Siehe auch A. Sargans, B. Vaduz und C. Vaduz. – Liechtensteinisches Urkundenbuch, Tl. 1: Von den Anfängen bis zum Tod Bischof Hartmanns von Werdenberg-Sargans-Vaduz 1416, Bde. 1-2, bearb. von Franz Perret, Bd. 3, bearb. von Benedikt Bilgeri, Bd. 4, bearb. von Georg Malin, Bd. 5, bearb. von Benedikt Bilgeri, Bd. 6, bearb. von Otto P. Clavadetscher, Vaduz 1948-1996.

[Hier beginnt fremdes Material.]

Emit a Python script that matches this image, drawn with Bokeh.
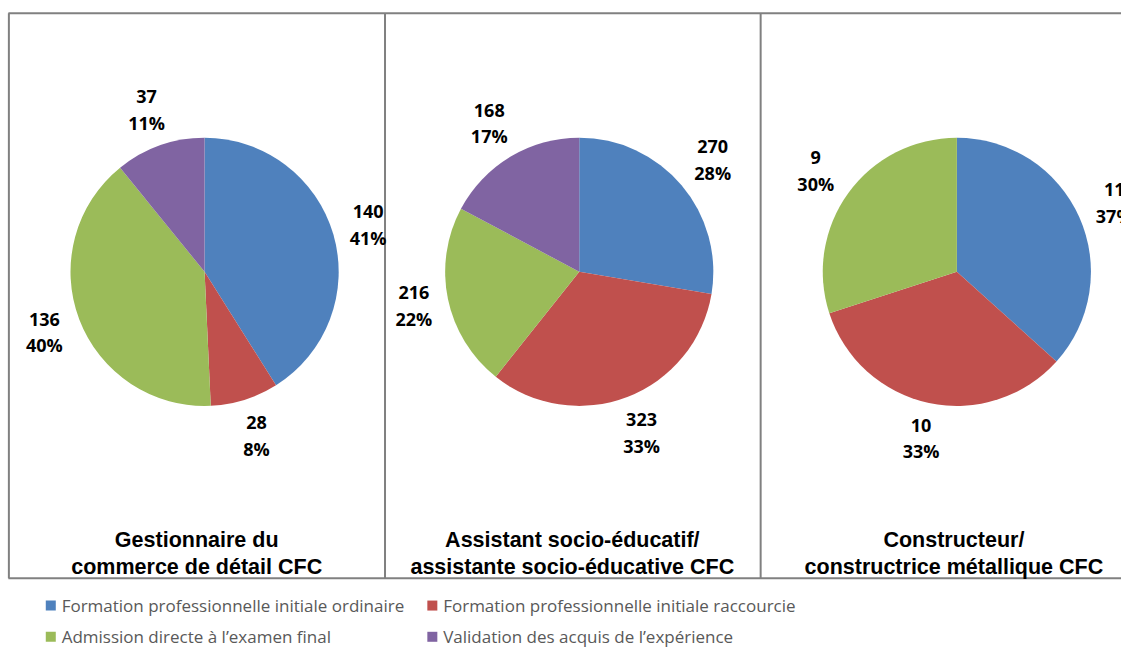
import numpy as np
from bokeh.plotting import figure
from bokeh.models import Range1d
from bokeh.core.properties import value
from bokeh.embed import file_html
from bokeh.resources import INLINE

# ---- data ----
categories = ["Formation professionnelle initiale ordinaire",
              "Formation professionnelle initiale raccourcie",
              "Admission directe à l\u2019examen final",
              "Validation des acquis de l\u2019expérience"]
colors = ["#4F81BD", "#C0504D", "#9BBB59", "#8064A2"]

titles = [["Gestionnaire du", "commerce de détail CFC"],
          ["Assistant socio-éducatif/", "assistante socio-éducative CFC"],
          ["Constructeur/", "constructrice métallique CFC"]]
values_gest = [140, 28, 136, 37]
values_ase = [270, 323, 216, 168]
values_cons = [11, 10, 9, 0]
all_values = [values_gest, values_ase, values_cons]

# ---- layout: data units = reference picture pixels (1137 x 664) ----
W, H = 1121, 648
REF_W, REF_H = 1137, 664
def Y(sy):
    return REF_H - sy

p = figure(width=W, height=H, output_backend="svg", toolbar_location=None,
           x_range=Range1d(0, REF_W), y_range=Range1d(0, REF_H),
           min_border=0)
p.axis.visible = False
p.grid.visible = False
p.outline_line_color = None
p.background_fill_color = "white"
p.border_fill_color = "white"

# panel frame
border_col = "#808080"
p.segment(x0=[8, 8], y0=[Y(13), Y(592)], x1=[1145, 1145], y1=[Y(13), Y(592)],
          line_color=border_col, line_width=2)
p.segment(x0=[8.5, 390, 771], y0=[Y(13)] * 3, x1=[8.5, 390, 771], y1=[Y(592)] * 3,
          line_color=border_col, line_width=2)

centers_x = [207, 587, 970]
title_x = [199, 580, 967]
cy = Y(278)
R = 136
gap = 12

FONT_LBL = value("Open Sans")
for k, vals in enumerate(all_values):
    vals = np.array(vals, dtype=float)
    total = vals.sum()
    frac = vals / total
    cum = np.concatenate([[0], np.cumsum(frac)])
    keep = vals > 0
    start = np.pi / 2 - 2 * np.pi * cum[:-1]
    end = np.pi / 2 - 2 * np.pi * cum[1:]
    cx = centers_x[k]
    p.wedge(x=[cx] * int(keep.sum()), y=[cy] * int(keep.sum()), radius=R,
            start_angle=list(start[keep]), end_angle=list(end[keep]),
            direction="clock", fill_color=[c for c, kk in zip(colors, keep) if kk],
            line_color=None)
    # labels
    mid = 2 * np.pi * (cum[:-1] + cum[1:]) / 2  # clockwise from top
    lx, ly, t1, t2 = [], [], [], []
    for i in range(len(vals)):
        if not keep[i]:
            continue
        s, c = np.sin(mid[i]), np.cos(mid[i])
        r = R + gap + abs(s) * 19 + abs(c) * 23
        lx.append(cx + r * s)
        ly.append(cy + r * c)
        t1.append(str(int(vals[i])))
        t2.append(f"{round(frac[i] * 100):.0f}%")
    p.text(x=lx, y=[v + 13.5 for v in ly], text=t1, text_align="center",
           text_baseline="middle", text_font=FONT_LBL, text_font_style="bold",
           text_font_size="18px", text_color="black")
    p.text(x=lx, y=[v - 13.5 for v in ly], text=t2, text_align="center",
           text_baseline="middle", text_font=FONT_LBL, text_font_style="bold",
           text_font_size="18px", text_color="black")
    # title
    p.text(x=[title_x[k]] * 2, y=[Y(553), Y(580)], text=titles[k],
           text_align="center", text_baseline="middle",
           text_font=value("Liberation Sans"), text_font_style="bold",
           text_font_size="21.5px", text_color="black")

# legend
leg_x = [51, 438, 51, 438]
leg_y = [Y(620), Y(620), Y(652), Y(652)]
p.scatter(x=leg_x, y=leg_y, marker="square", size=10, fill_color=colors,
          line_color=None)
p.text(x=[v + 11 for v in leg_x], y=leg_y, text=categories, text_align="left",
       text_baseline="middle", text_font=value("Open Sans"),
       text_font_size="17px", text_color="#595959")

open("out.html", "w").write(file_html(p, INLINE))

Siehe auch A. Sargans, B. Vaduz und C. Vaduz. – Burmeister, Karl Heinz: Die Grafen von Werdenberg-Sargans-Vaduz, in: Zeugen, 1992, S. 34-43. – Diebolder, Paul: Graf Heinrich I. (= V.) von Werdenberg-Sargans zu Vaduz, in: Jahrbuch des historischen Vereins für das Fürstentum Liechtenstein 35 (1935) S. 3-38. – Diebolder, Paul: Graf Hartmann II. (=IV.) von Werdenberg-Sargans zu Vaduz, Bischof von Chur (1389-1416), in: Jahrbuch des historischen Vereins für das Fürstentum Liechtenstein 37 (1937) S. 101-131. – Diebolder, Paul: Graf Hartmann III. von Werdenberg-Sargans, der erste Graf von Vaduz, in: Jahrbuch des historischen Vereins für das Fürstentum Liechtenstein 39 (1939) S. 33-61. – Hermann, Cornelia, Die Kunstdenkmäler des Fürstentums Liechtenstein, Bd. 2: Das Oberland, Bern 2007. – Liesching, Walther P.: Siegel und Wappen der Grafen von Werdenberg, in: Zeugen, 1992, S. 44-61. – Liesching, Walther P./Vogt, Paul: Die Wappen der Grafen von Werdenberg-Sargans zu Vaduz, in: Jahrbuch des Historischen Vereins für das Fürstentum Liechtenstein 84 (1984) S. 81-99. – Malin, Georg: Die Teilungsurkunde vom 3. Mai 1342, in: Zeugen, 1992, S. 10-33. – Sablonier, Roger: Graf Hartmann sol ze tail werden Vadutz, in: Jahrbuch des historischen Vereins für das Fürstentum Liechtenstein 92 (1994) S. 1-36. – Valenti, Giuseppe: Hartmann IV. von Werdenberg-Sargans, Bischof von Chur, Graf von Werdenberg-Sargans-Vaduz, Komtur der Johanniterkommenden Bubikon, Wädenswil und Feldkirch, Eine Biografie, Liz. Zürich 2006.